In 2015 the club stated that it wanted to be playing Champions League football in 5 years, and whilst wins over Birmingham, Liverpool and West Ham towards the end of last season demonstrate progress, achieving that within the stated timeline is at best unlikely.

Those of course were different times, before the mass professionalism of the topflight and before Albion’s involvement in it. But Tony Bloom announcement at the recent fans forum that the club’s long-term vision for the Women’s team has been revised for it to become a top-four club is equally ambitious in the short-term.

Realistically another season of avoiding relegation is the goal, whilst bettering last season’s 3rd bottom finish would probably be considered a success for Hope Powell’s side.

At the beginning of last season, Hope Powell spoke a lot about the importance of her team being role models as much as being successful competitors. But with the success of the Lionesses at this summers World Cup, it does seem that discussions about Women’s football in the UK have largely moved on from talking about inspiration and aspirations and onto realisation of the sports potential.

As Assistant Manager Amy Merricks recently said “The game is changing all the time and we need to ensure that we constantly evolve with it as well… It’s great to be on this journey and now we want to be able to stay at the highest level.”
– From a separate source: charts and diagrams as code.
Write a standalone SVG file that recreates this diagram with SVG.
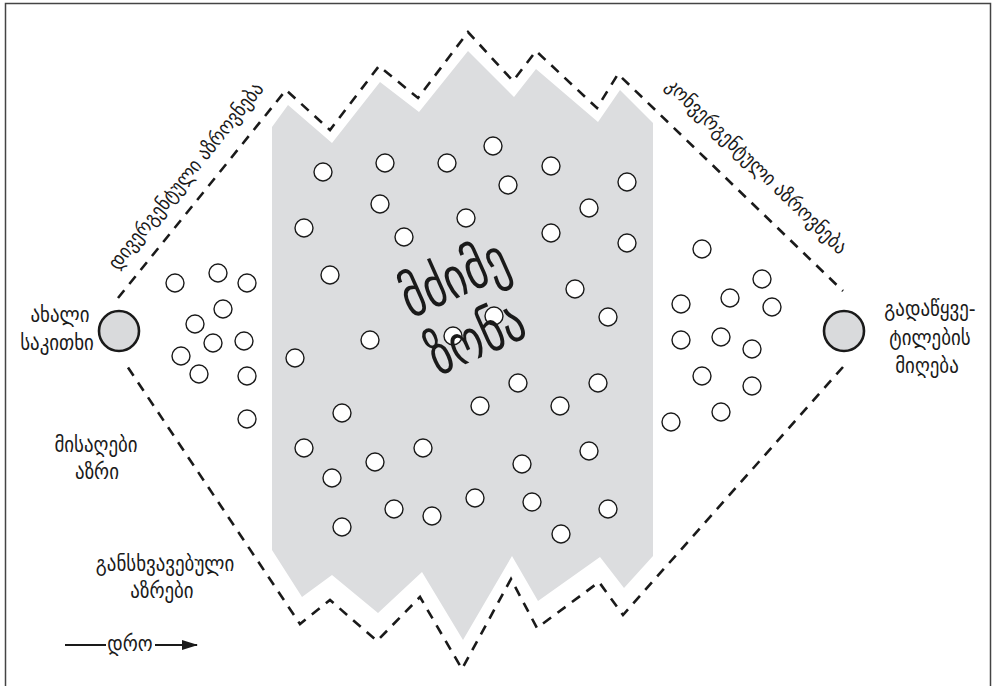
<svg xmlns="http://www.w3.org/2000/svg" width="995" height="686" viewBox="0 0 995 686">
<style>
.t{font-family:"DejaVu Sans Condensed","DejaVu Sans",sans-serif;fill:#1a1a1a;text-anchor:middle}
.lbl{font-size:21px}
.rot{font-size:20px}
.dash{fill:none;stroke:#1a1a1a;stroke-width:2.6;stroke-dasharray:10 8;stroke-linejoin:miter}
.sc{fill:#fff;stroke:#1a1a1a;stroke-width:1.4}
.big{fill:#d9dadc;stroke:#1a1a1a;stroke-width:2.6}
</style>
<defs>
<marker id="ah" viewBox="0 0 16 12" refX="15" refY="6" markerWidth="16" markerHeight="12" markerUnits="userSpaceOnUse" orient="auto"><path d="M0,1 L16,6 L0,11 Z" fill="#1a1a1a"/></marker>
</defs>
<rect x="0" y="0" width="995" height="686" fill="#fff"/>
<rect x="5.5" y="3.5" width="985" height="700" fill="none" stroke="#444" stroke-width="1.5"/>
<g id="hard-zone">
<polygon points="272,127 288,105 332,143 380,82 419,112 468,51 514,97 536,69 598,122 620,90 653,123 653,556 624,588 600,557 538,601 512,556 463,640 422,572 378,613 332,575 302,597 272,550" fill="#dcdddf"/>
</g>
<g id="connectors">
<polyline class="dash" points="118,298 286,90 330,130 379,66 418,98 468,32 513,81 536,51 597,108 618,74 843,291"/>
<polyline class="dash" points="843,367 623,615 599,582 537,628 511,579 462,669 420,597 377,641 330,600 300,624 125,363"/>
<line x1="65" y1="645" x2="106" y2="645" stroke="#1a1a1a" stroke-width="2"/>
<line x1="155" y1="645" x2="197" y2="645" stroke="#1a1a1a" stroke-width="2" marker-end="url(#ah)"/>
</g>
<g id="dots">
<circle class="sc" cx="175" cy="283" r="9"/><circle class="sc" cx="218" cy="273" r="9"/><circle class="sc" cx="247" cy="283" r="9"/>
<circle class="sc" cx="223" cy="309" r="9"/><circle class="sc" cx="195" cy="324" r="9"/><circle class="sc" cx="213" cy="343" r="9"/>
<circle class="sc" cx="244" cy="341" r="9"/><circle class="sc" cx="181" cy="356" r="9"/><circle class="sc" cx="199" cy="374" r="9"/>
<circle class="sc" cx="247" cy="376" r="9"/><circle class="sc" cx="247" cy="419" r="9"/><circle class="sc" cx="295" cy="358" r="9"/>
<circle class="sc" cx="304" cy="448" r="9"/>
<circle class="sc" cx="323" cy="172" r="9"/><circle class="sc" cx="385" cy="163" r="9"/><circle class="sc" cx="447" cy="163" r="9"/>
<circle class="sc" cx="493" cy="146" r="9"/><circle class="sc" cx="551" cy="166" r="9"/><circle class="sc" cx="508" cy="185" r="9"/>
<circle class="sc" cx="627" cy="182" r="9"/><circle class="sc" cx="380" cy="204" r="9"/><circle class="sc" cx="466" cy="218" r="9"/>
<circle class="sc" cx="589" cy="208" r="9"/><circle class="sc" cx="304" cy="228" r="9"/><circle class="sc" cx="404" cy="237" r="9"/>
<circle class="sc" cx="551" cy="233" r="9"/><circle class="sc" cx="627" cy="243" r="9"/><circle class="sc" cx="330" cy="275" r="9"/>
<circle class="sc" cx="575" cy="289" r="9"/><circle class="sc" cx="608" cy="317" r="9"/><circle class="sc" cx="494" cy="316" r="9"/>
<circle class="sc" cx="453" cy="336" r="9"/><circle class="sc" cx="370" cy="340" r="9"/><circle class="sc" cx="518" cy="383" r="9"/>
<circle class="sc" cx="598" cy="383" r="9"/><circle class="sc" cx="480" cy="406" r="9"/><circle class="sc" cx="560" cy="406" r="9"/>
<circle class="sc" cx="342" cy="413" r="9"/>
<circle class="sc" cx="375" cy="462" r="9"/><circle class="sc" cx="423" cy="448" r="9"/><circle class="sc" cx="332" cy="478" r="9"/>
<circle class="sc" cx="475" cy="498" r="9"/><circle class="sc" cx="394" cy="509" r="9"/><circle class="sc" cx="432" cy="516" r="9"/>
<circle class="sc" cx="342" cy="527" r="9"/>
<circle class="sc" cx="522" cy="464" r="9"/><circle class="sc" cx="589" cy="451" r="9"/><circle class="sc" cx="532" cy="502" r="9"/>
<circle class="sc" cx="608" cy="509" r="9"/><circle class="sc" cx="561" cy="534" r="9"/>
<circle class="sc" cx="702" cy="249" r="9"/><circle class="sc" cx="762" cy="279" r="9"/><circle class="sc" cx="681" cy="304" r="9"/>
<circle class="sc" cx="730" cy="298" r="9"/><circle class="sc" cx="772" cy="307" r="9"/><circle class="sc" cx="681" cy="340" r="9"/>
<circle class="sc" cx="721" cy="337" r="9"/><circle class="sc" cx="752" cy="349" r="9"/><circle class="sc" cx="702" cy="376" r="9"/>
<circle class="sc" cx="752" cy="386" r="9"/><circle class="sc" cx="721" cy="412" r="9"/><circle class="sc" cx="671" cy="422" r="9"/>
</g>
<g id="zone-label">
<text class="t" font-size="48" transform="translate(462,296) rotate(-24) scale(1,1.2)">მძიმე</text>
<text class="t" font-size="48" transform="translate(484,356) rotate(-24) scale(1,1.2)">ზონა</text>
</g>
<g id="new-issue">
<circle class="big" cx="119" cy="331" r="20"/>
<text class="t lbl" x="60" y="322">ახალი</text>
<text class="t lbl" x="57" y="350">საკითხი</text>
</g>
<g id="decision">
<circle class="big" cx="844" cy="331" r="20"/>
<text class="t lbl" x="930" y="316">გადაწყვე-</text>
<text class="t lbl" x="930" y="345">ტილების</text>
<text class="t lbl" x="927" y="373">მიღება</text>
</g>
<g id="divergent">
<text class="t rot" transform="translate(191,180) rotate(-51)">დივერგენტული აზროვნება</text>
</g>
<g id="convergent">
<text class="t rot" transform="translate(752,171) rotate(44)">კონვერგენტული აზროვნება</text>
</g>
<g id="acceptable">
<text class="t lbl" x="96" y="452">მისაღები</text>
<text class="t lbl" x="97" y="479">აზრი</text>
</g>
<g id="different">
<text class="t lbl" x="165" y="571">განსხვავებული</text>
<text class="t lbl" x="162" y="598">აზრები</text>
</g>
<g id="time">
<text class="t lbl" x="130" y="651">დრო</text>
</g>
</svg>
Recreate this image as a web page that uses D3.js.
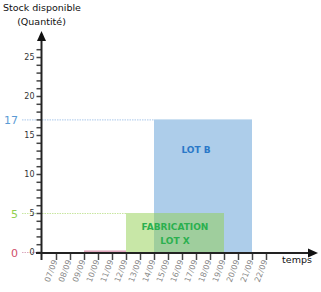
<!DOCTYPE html>
<html><head><meta charset="utf-8">
<script src="https://cdn.jsdelivr.net/npm/d3@7"></script>
<style>body{margin:0;background:#fff}svg{display:block}</style>
</head><body>
<script>
const dates = ["07/09","08/09","09/09","10/09","11/09","12/09","13/09","14/09","15/09","16/09","17/09","18/09","19/09","20/09","21/09","22/09"];
const yMajorTicks = [0,5,10,15,20,25];
const barNames = ["zero","LOT X","LOT B"];
const barStart = ["09/09","12/09","14/09"];
const barEnd = ["12/09","19/09","21/09"];
const barValue = [0.2,5,17];
const refValues = [17,5,0];
const refLabels = ["17","5","0"];
const refEnd = ["14/09","12/09","09/09"];

const W=321,H=292;
const svg=d3.select("body").append("svg").attr("width",W).attr("height",H);
const font="DejaVu Sans, Verdana, sans-serif";
const x=d3.scaleLinear().domain([0,15]).range([56,266]);
const xd=d=>x(dates.indexOf(d));
const y=d3.scaleLinear().domain([0,25]).range([252,57]);
const axisX=41.5, axisY=253;

// ref dotted lines
const refColors=["#5b9bd5","#92d050","#d0506a"];
const refLineColors=["#a9c8ea","#c8e6a0","#dba8bd"];
refValues.forEach((v,i)=>{
  svg.append("line").attr("x1",22).attr("x2",xd(refEnd[i])).attr("y1",y(v)+0.5).attr("y2",y(v)+0.5)
    .attr("stroke",refLineColors[i]).attr("stroke-width",1).attr("stroke-dasharray","1.5,1");
  svg.append("text").attr("x",18).attr("y",y(v)+5).attr("text-anchor","end")
    .attr("font-family",font).attr("font-size",11).attr("fill",refColors[i]).text(refLabels[i]);
});

// bars
const barFill=["#c0507a","#92d050","#5b9bd5"];
[2,1,0].forEach(i=>{
  svg.append("rect").attr("x",xd(barStart[i])).attr("width",xd(barEnd[i])-xd(barStart[i]))
    .attr("y",y(barValue[i])).attr("height",y(0)-y(barValue[i])).attr("fill",barFill[i]).attr("fill-opacity",0.5);
});
// bar labels
const bB=2, bX=1;
svg.append("text").attr("x",(xd(barStart[bB])+xd(barEnd[bB]))/2-7).attr("y",y(13)+2)
  .attr("text-anchor","middle").attr("font-family",font).attr("font-weight","bold").attr("font-size",9)
  .attr("fill","#2a78c8").text("LOT B");
const gx=(xd(barStart[bX])+xd(barEnd[bX]))/2;
svg.append("text").attr("x",gx).attr("y",y(3)+1).attr("text-anchor","middle").attr("font-family",font)
  .attr("font-weight","bold").attr("font-size",9).attr("fill","#2bb04f").text("FABRICATION");
svg.append("text").attr("x",gx).attr("y",y(1)).attr("text-anchor","middle").attr("font-family",font)
  .attr("font-weight","bold").attr("font-size",9).attr("fill","#2bb04f").text("LOT X");

// y axis
const yAxis=d3.axisLeft(y).tickValues(d3.range(0,27,1)).tickSize(5).tickPadding(2)
  .tickFormat(d=>yMajorTicks.includes(d)?d:"");
const gy=svg.append("g").attr("transform",`translate(${axisX},0)`).call(yAxis);
gy.select(".domain").remove();
gy.selectAll("line").attr("stroke","#444").attr("stroke-width",1.5);
gy.selectAll("text").attr("font-family",font).attr("font-size",8).attr("fill","#333");

// x axis
const xAxis=d3.axisBottom(x).tickValues(d3.range(0,16)).tickSize(7).tickFormat(i=>dates[i]);
const gxA=svg.append("g").attr("transform",`translate(0,${axisY})`).call(xAxis);
gxA.select(".domain").remove();
gxA.selectAll("line").attr("stroke","#444").attr("stroke-width",1.5);
gxA.selectAll("text").attr("font-family",font).attr("font-size",8).attr("fill","#888")
  .attr("text-anchor","end").attr("dy",0).attr("y",0)
  .attr("transform","translate(1,8) rotate(-70)");

// axis lines with arrows
svg.append("line").attr("x1",axisX).attr("x2",axisX).attr("y1",260).attr("y2",40).attr("stroke","#222").attr("stroke-width",2);
svg.append("path").attr("d",`M${axisX},31 L${axisX-4.5},41 L${axisX+4.5},41 Z`).attr("fill","#111");
svg.append("line").attr("x1",36).attr("x2",309).attr("y1",axisY).attr("y2",axisY).attr("stroke","#222").attr("stroke-width",2);
svg.append("path").attr("d",`M318,${axisY} L308,${axisY-4.5} L308,${axisY+4.5} Z`).attr("fill","#111");

// titles
svg.append("text").attr("x",3).attr("y",11).attr("font-family",font).attr("font-size",9.5).attr("fill","#111").text("Stock disponible");
svg.append("text").attr("x",axisX).attr("y",25).attr("text-anchor","middle").attr("font-family",font).attr("font-size",9.5).attr("fill","#111").text("(Quantité)");
svg.append("text").attr("x",297).attr("y",263).attr("text-anchor","middle").attr("font-family",font).attr("font-size",9.5).attr("fill","#111").text("temps");
</script>
</body></html>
With this increased focus on Women’s football in the UK coinciding with the increased competitiveness of the WSL and Brighton and Hove Albion’s new AMEX sponsorship deal including performance based payments specific to the Women’s team, there will be much more focus this season on results and performance. The question is, can Brighton’s aspirations and progression keep pace with the continued advancements of the Women’s game in the UK?